Royal Mail Share Price Fluctuation
Immediately Royal Mail was floated on the London Stock Exchange, the share price soared to over 450p and even rose at one point as high as 618p before falling to 388p over the following eight months. Check the current price here.
A Government spokesman commented that the 450p price was only applicable to a relatively small number of share trades whereas the sale had to sell 600 million shares, which simply wouldn’t have happened if the share price had been set so high.
Royal Mail Sell-off worth £2Billion
The Government has also stated that they raised almost two billions pounds by selling off seventy per cent of Royal Mail to the share scheme for employees and a group of investors and that if the IPO had failed, it could have caused Royal Mail to be still in public ownership with the valuation of less than £1 billion pounds.
The Government believes that setting a more aggressive price could have resulted in a total failure to sell the shares (i.e. undersubscription).
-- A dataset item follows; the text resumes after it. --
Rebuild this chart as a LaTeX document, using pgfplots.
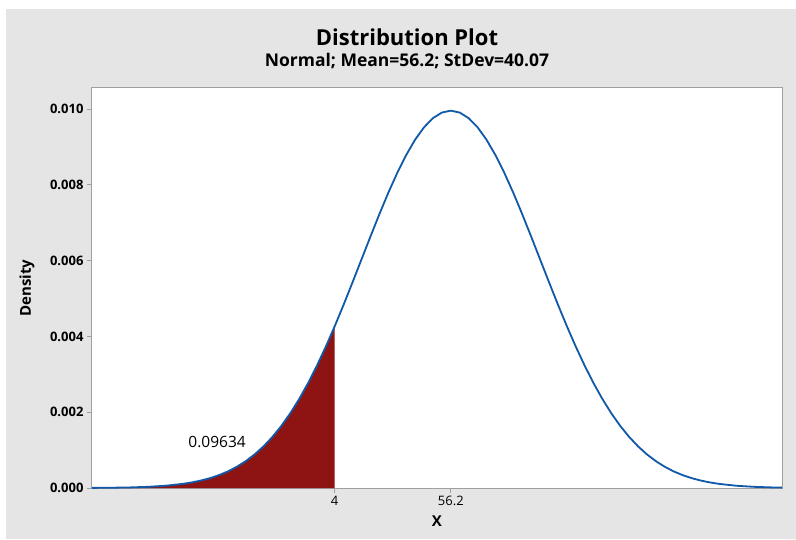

This would have caused the UK taxpayer to have been at risk of funding Royal Mail’s universal service obligation. They also said that if Royal Mail had not been sold off, they would not have had access the private capital investment required to achieve growth.
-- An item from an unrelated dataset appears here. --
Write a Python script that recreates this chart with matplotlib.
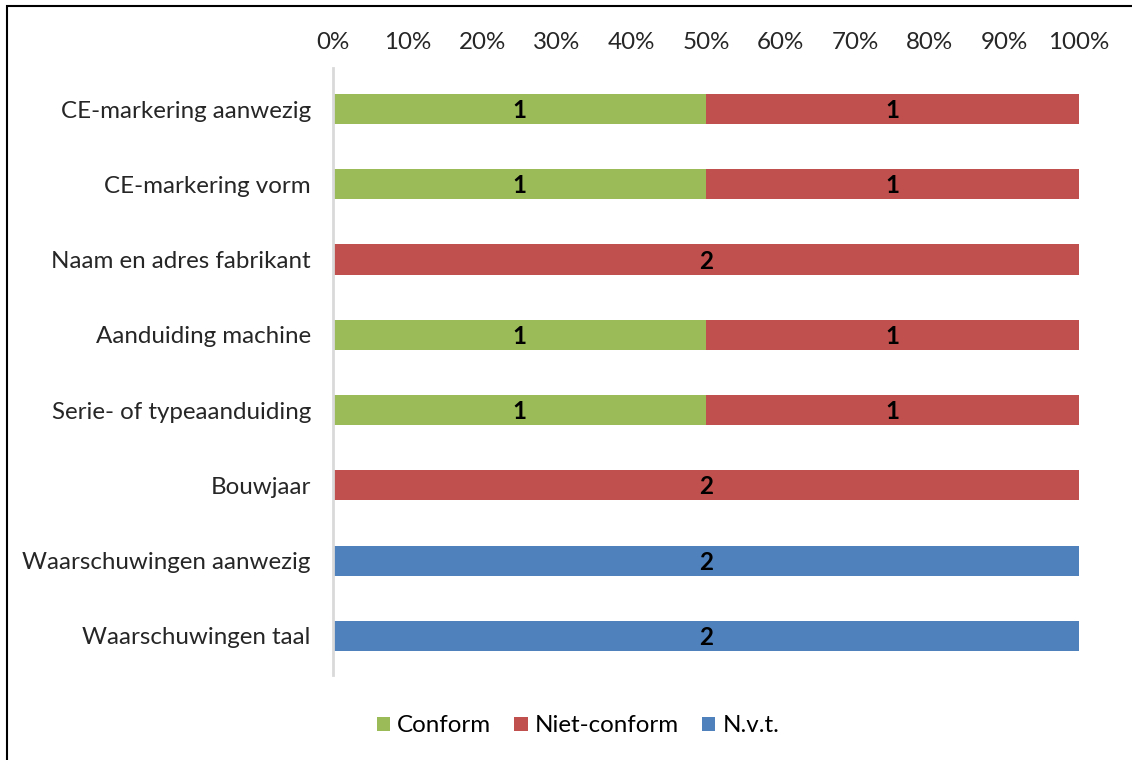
import matplotlib.pyplot as plt
import numpy as np
from matplotlib.patches import Rectangle

''' Data '''
categories = ["CE-markering aanwezig", "CE-markering vorm", "Naam en adres fabrikant",
              "Aanduiding machine", "Serie- of typeaanduiding", "Bouwjaar",
              "Waarschuwingen aanwezig", "Waarschuwingen taal"]
conform = [1, 1, 0, 1, 1, 0, 0, 0]
niet_conform = [1, 1, 2, 1, 1, 2, 0, 0]
nvt = [0, 0, 0, 0, 0, 0, 2, 2]
series_names = ["Conform", "Niet-conform", "N.v.t."]
colors = ["#9BBB59", "#C0504D", "#4F81BD"]

plt.rcParams['font.family'] = ['Lato', 'DejaVu Sans']
fs = 17.4

fig = plt.figure(figsize=(11.32, 7.6), dpi=100)
ax = fig.add_axes([333/1132, 1 - 675/760, (1079-333)/1132, (675-68)/760])

counts = np.array([conform, niet_conform, nvt], dtype=float)
totals = counts.sum(axis=0)
shares = counts / totals * 100
y = np.arange(len(categories))
left = np.zeros(len(categories))
for k in range(3):
    ax.barh(y, shares[k], left=left, height=0.4, color=colors[k], label=series_names[k])
    for i in range(len(categories)):
        if counts[k, i] > 0:
            ax.text(left[i] + shares[k, i] / 2, y[i] + 0.02, str(int(counts[k, i])),
                    ha='center', va='center', fontsize=fs, fontweight='bold', color='black')
    left += shares[k]

ax.set_xlim(0, 100)
ax.set_ylim(len(categories) - 0.48, -0.545)
ax.set_yticks(y)
ax.set_yticklabels(categories, fontsize=fs)
ax.set_xticks(np.arange(0, 101, 10))
ax.set_xticklabels([f"{v}%" for v in range(0, 101, 10)], fontsize=fs)
ax.xaxis.tick_top()
ax.tick_params(axis='both', length=0, colors='#262626')
ax.tick_params(axis='y', pad=16)
ax.tick_params(axis='x', pad=11)
for s in ['top', 'right', 'bottom']:
    ax.spines[s].set_visible(False)
ax.spines['left'].set_color('#D9D9D9')
ax.spines['left'].set_linewidth(2)

ax.legend(loc='center', bbox_to_anchor=(578/1132, 1 - 726/760), bbox_transform=fig.transFigure,
          ncol=3, frameon=False, fontsize=fs, handlelength=0.55, handleheight=0.55,
          handletextpad=0.3, columnspacing=0.95)

fig.patches.append(Rectangle((7/1132, -0.1), 1.2, 1 - 6/760 + 0.1, transform=fig.transFigure,
                             fill=False, edgecolor='black', linewidth=1.5))

fig.savefig('out.png', dpi=100)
Concerns over the Royal Mail Privatisation Share Price Set
However, not everyone is happy with the Government’s actions. The Communication Workers Union (CWU) stated that it was delusional to suggest that a higher price would have resulted in a failed privatisation process.
The Communication Workers Union, which represents over 115,000 Royal Mail workers, strongly opposed privatisation ahead of the sale. They have recently said that Royal Mail was in profit prior to privatisation, that the sale was to obtain funds for government and that the universal mail obligation would be under increasing risk due to competitors adopting a ‘cherry picking’ approach.
The Committee investigating the sale has concluded from its inquiry that it was ‘not clear’ whether the Government achieved value for money by selling Royal Mail or whether ministers had achieved the ‘appropriate’ return for the taxpayer.